An entitled, stocky, well-dressed white girl is throwing dirt and plants over the fence from the garden next door. I happen to be out in the backyard smoking from my smoking kit and tell her there’s people that live here, and to stop. She keeps doing it even when I shut the fence’s windowed door and lower its shades. So I hop the fence and get all up in her face telling her to get out. She pouts all the way back to her tan scooter. I get my phone out and get pictures of her and her license plate, at which point she yanks down her shirt a little bit. I say “come back when you have a better attitude. Thanks for showing me your boobies, that’s always nice.”

My landlord gets called in shortly thereafter and I have to worry about explaining everything to him even though I’m in the right. He’s smelling my smoking kit, and there’s a guy I don’t know who’s complaining on behalf of the woman that I have to sit too close to on the couch. I retell the story and emphasize that the woman was damaging his property.


It looks like two of the cars outside my bedroom window have been sideswiped. I look again later and those cars have disappeared, and I watch as my own truck is sinking up to the grill in the mysteriously liquefied asphalt. Baffled, I visit the coffee shop three doors down.
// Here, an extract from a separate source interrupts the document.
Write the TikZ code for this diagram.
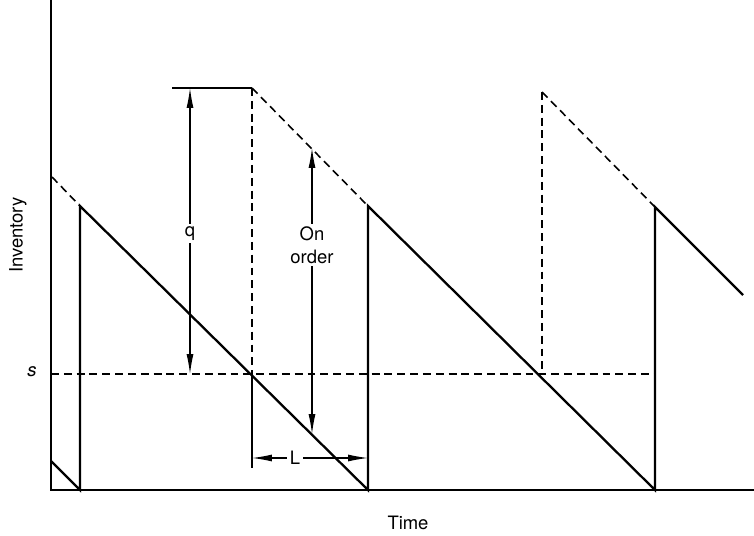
\documentclass[tikz,border=0pt]{standalone}
\usepackage{fontspec}
\setmainfont{TeX Gyre Heros}
\usetikzlibrary{arrows.meta}

\begin{document}
\begin{tikzpicture}[
    x=0.02cm, y=-0.02cm,
    font=\fontsize{10.5}{13}\selectfont,
    axisline/.style={line width=1pt},
    stock/.style={line width=1.3pt, line join=miter},
    projected/.style={line width=0.9pt, dash pattern=on 4.5pt off 2.8pt},
    dim/.style={line width=0.6pt, {Latex[length=4mm,width=1.4mm]}-{Latex[length=4mm,width=1.4mm]}},
    cutout/.style={fill=white, inner sep=1.5pt}
]
\useasboundingbox (0,0) rectangle (754,536);

% Axes
\coordinate (top) at (51,0);
\coordinate (origin) at (51,490);
\coordinate (tend) at (754,490);
\draw[axisline] (top) -- (origin) -- (tend);

% Inventory level
\coordinate (start) at (51,461);
\coordinate (a1) at (80,490);
\coordinate (k1) at (80,206);
\coordinate (a2) at (368,490);
\coordinate (k2) at (368,206);
\coordinate (a3) at (655,490);
\coordinate (k3) at (655,207);
\coordinate (stop) at (743,295);
\draw[stock] (start) -- (a1) -- (k1) -- (a2) -- (k2) -- (a3) -- (k3) -- (stop);

% Inventory position
\coordinate (p0) at (52,177);
\coordinate (o1) at (252,88);
\coordinate (o2) at (542,92);
\coordinate (r1) at (252,374);
\coordinate (r2) at (542,374);
\coordinate (s0) at (51,374);
\coordinate (s1) at (655,374);
\draw[projected] (p0) -- (k1);
\draw[projected] (o1) -- (k2);
\draw[projected] (o2) -- (k3);
\draw[projected] (o1) -- (r1);
\draw[projected] (o2) -- (r2);
\draw[projected] (s0) -- (s1);

% Dimensions
\coordinate (qleft) at (172,88);
\coordinate (ltick) at (252,468);
\draw[line width=0.9pt] (qleft) -- (o1);
\draw[line width=0.6pt] (r1) -- (ltick);
\draw[dim] (190,88) -- node[cutout, pos=0.51] (qlab) {q} (190,374);
\draw[dim] (312,148) -- node[cutout, pos=0.34, align=center] (oolab) {On\\order} (312,434);
\draw[dim] (252,458) -- node[cutout, pos=0.37] (llab) {L} (368,458);

% Labels
\node (slab) at (32,372) {\textit{s}};
\node[rotate=90] (ylab) at (18,235) {Inventory};
\node (xlab) at (408,523) {Time};

\end{tikzpicture}
\end{document}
The barista has never heard of such a thing, and I’m worried that people will think I’m nuts.


Stranded on the side of the road in a tropical paradise, could be Hawaii, could be El Salvador. It’s relatively rocky and barren, but since it’s June it’s not too hot yet. I climb over logs and inspect the nature. A public bathroom there has lit-up text on the door when it’s locked. I’m with someone else — a Japanese girl — and I’m not Orin. She manages to flag down a passing motorist, but it’s a large-wheeled 2-seat race-car. She catches a ride promising to come back for me. I’m kinda glad she’s gone since she wanted to be rescued more than me anyways.


In a broad terracotta tile courtyard with modernist angles, underneath the floors of a building, I’m waiting for the elevator to get back to my apartment. The door opens, but opens right into a part of the city’s downtown. I sigh and start running up the stairs the opposite direction, out to the sunny but dry streets that remind me of Florida. I seem to be carrying a dog on my shoulders, and I’m quickly tired.